The CW is returning to the primetime soap arena in a big way, taking a shot at rebooting one of the iconic series in the genre, the Aaron Spelling-produced Dynasty. The network has put in development the high-profile project, which hails from the duo behind one of the CW’s biggest soaps, Gossip Girl creators Josh Schwartz and Stephanie Savage, in their return to the network.
They have teamed with Revenge writer-producer Salie Patrick and original series’ creators, husband-and-wife duo Esther Shapiro & Richard Shapiro for a new modern-day reboot of the classic series. CBS TV Studios is the studio.

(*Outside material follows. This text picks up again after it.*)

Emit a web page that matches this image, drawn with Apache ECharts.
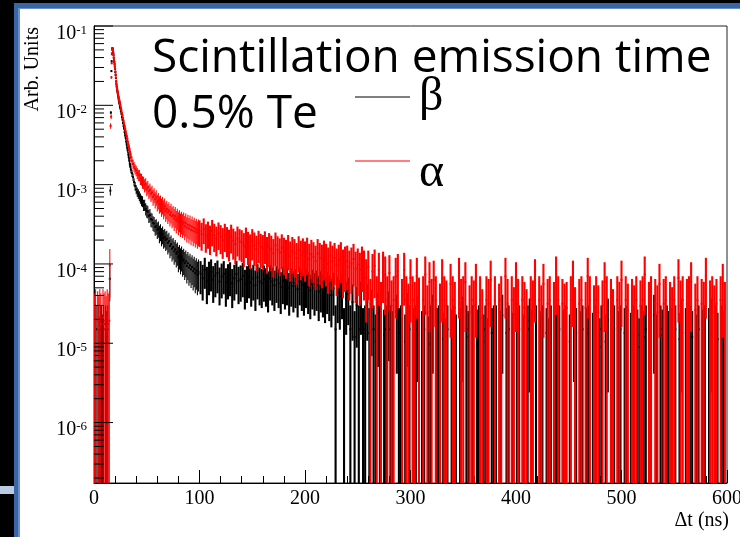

Co-written by Schwartz & Savage and Patrick, the new Dynasty follows two of America’s wealthiest families, the Carringtons and the Colbys, as they feud for control over their fortune and their children. The series will be told primarily through the perspectives of two women at odds: Fallon Carrington — daughter of billionaire Blake Carrington — and her soon-to-be stepmother, Cristal — a Hispanic woman marrying into this WASP family and America’s most powerful class.
This is a new spin on the premise of the original series, which focused on oil taycoon Blake Carrington, played by John Forsythe whose daughter Fallon (Pamela Sue Martin) resents her soon-to-be mother-in-law John’s much younger former secretary Krystle Jennings (Linda Evans) to whom he is about to get married. Cristal will play a version of the Krystle character in the CW version, giving it a more diverse feel.
Schwartz and Savage will executive produce though their Fake Empire banner alongside Patrick and the Shapiros. Patrick will serve as showrunner if the project moves forward.
The original series aired on ABC from 1981 to 1989. It has an unaspicious start the first season before taking off as a ratings and pop culture phenom when Joan Collins joined the cast in a Season 2 revamp as the scheming Alexis. It is unclear whether a version of the character will appear on the CW reboot but that would seem logical.
This is one of the CW’s biggest pieces of development for next season, along with The Lost Boys adaptation from Rob Thomas and Warner Bros. TV.
The CW and predecessor the WB have a long tradition in young soapy dramas. It has gradually pulled out of the genre with the end of shows like Gossip Girl, The Carrie Diaries and Hart of Dixie as the CW brass ramped up more male-skewing sumerhero/genre programming but bringing back female soaps had been a goal.
Schwartz and Savage, who recently became available to other studios after wrapping their overall deal at ABC Studios, have the Marvel’s Runaways series at Hulu, which they wrote, executive produce and serve as showrunners on. They, along with Patrick, are repped by WME.